[Recorded data]

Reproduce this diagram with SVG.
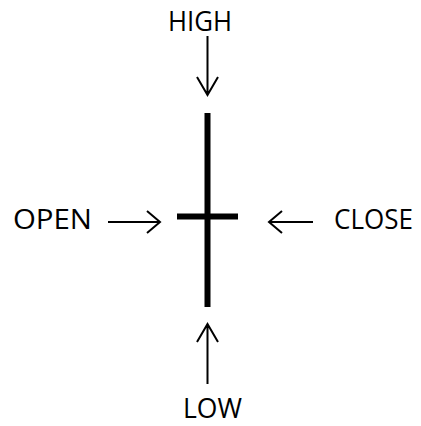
<svg xmlns="http://www.w3.org/2000/svg" width="421" height="426" viewBox="0 0 421 426">
<style>
.lbl{font-family:"Open Sans","Noto Sans","Liberation Sans",sans-serif;font-size:27px;fill:#000}
.arr{stroke:#000;stroke-width:2;fill:none}
.candle{stroke:#000;stroke-width:6;fill:none}
</style>
<rect width="421" height="426" fill="#fff"/>
<g id="candle">
<line class="candle" x1="207.5" y1="113" x2="207.5" y2="307"/>
<line class="candle" x1="177" y1="216.5" x2="238" y2="216.5"/>
</g>
<g id="high"><text class="lbl" x="200" y="31" text-anchor="middle" textLength="64" lengthAdjust="spacingAndGlyphs">HIGH</text></g>
<g id="open"><text class="lbl" x="13" y="229" textLength="79" lengthAdjust="spacingAndGlyphs">OPEN</text></g>
<g id="close"><text class="lbl" x="334" y="229" textLength="79" lengthAdjust="spacingAndGlyphs">CLOSE</text></g>
<g id="low"><text class="lbl" x="183" y="418" textLength="59" lengthAdjust="spacingAndGlyphs">LOW</text></g>
<g id="connectors">
<path class="arr" d="M207.5 36 V95 M197 77 L207.5 95 L218 77"/>
<path class="arr" d="M207.5 384 V324 M197 342 L207.5 324 L218 342"/>
<path class="arr" d="M108 222 H160 M147 211 L160 222 L147 233"/>
<path class="arr" d="M313 222 H269 M282 211 L269 222 L282 233"/>
</g>
</svg>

[Problem to solve]
Give the data above again in full and unchanged, skipping the pictures.

[Finished answer]
Reproduce this diagram with SVG.
<svg xmlns="http://www.w3.org/2000/svg" width="421" height="426" viewBox="0 0 421 426">
<style>
.lbl{font-family:"Open Sans","Noto Sans","Liberation Sans",sans-serif;font-size:27px;fill:#000}
.arr{stroke:#000;stroke-width:2;fill:none}
.candle{stroke:#000;stroke-width:6;fill:none}
</style>
<rect width="421" height="426" fill="#fff"/>
<g id="candle">
<line class="candle" x1="207.5" y1="113" x2="207.5" y2="307"/>
<line class="candle" x1="177" y1="216.5" x2="238" y2="216.5"/>
</g>
<g id="high"><text class="lbl" x="200" y="31" text-anchor="middle" textLength="64" lengthAdjust="spacingAndGlyphs">HIGH</text></g>
<g id="open"><text class="lbl" x="13" y="229" textLength="79" lengthAdjust="spacingAndGlyphs">OPEN</text></g>
<g id="close"><text class="lbl" x="334" y="229" textLength="79" lengthAdjust="spacingAndGlyphs">CLOSE</text></g>
<g id="low"><text class="lbl" x="183" y="418" textLength="59" lengthAdjust="spacingAndGlyphs">LOW</text></g>
<g id="connectors">
<path class="arr" d="M207.5 36 V95 M197 77 L207.5 95 L218 77"/>
<path class="arr" d="M207.5 384 V324 M197 342 L207.5 324 L218 342"/>
<path class="arr" d="M108 222 H160 M147 211 L160 222 L147 233"/>
<path class="arr" d="M313 222 H269 M282 211 L269 222 L282 233"/>
</g>
</svg>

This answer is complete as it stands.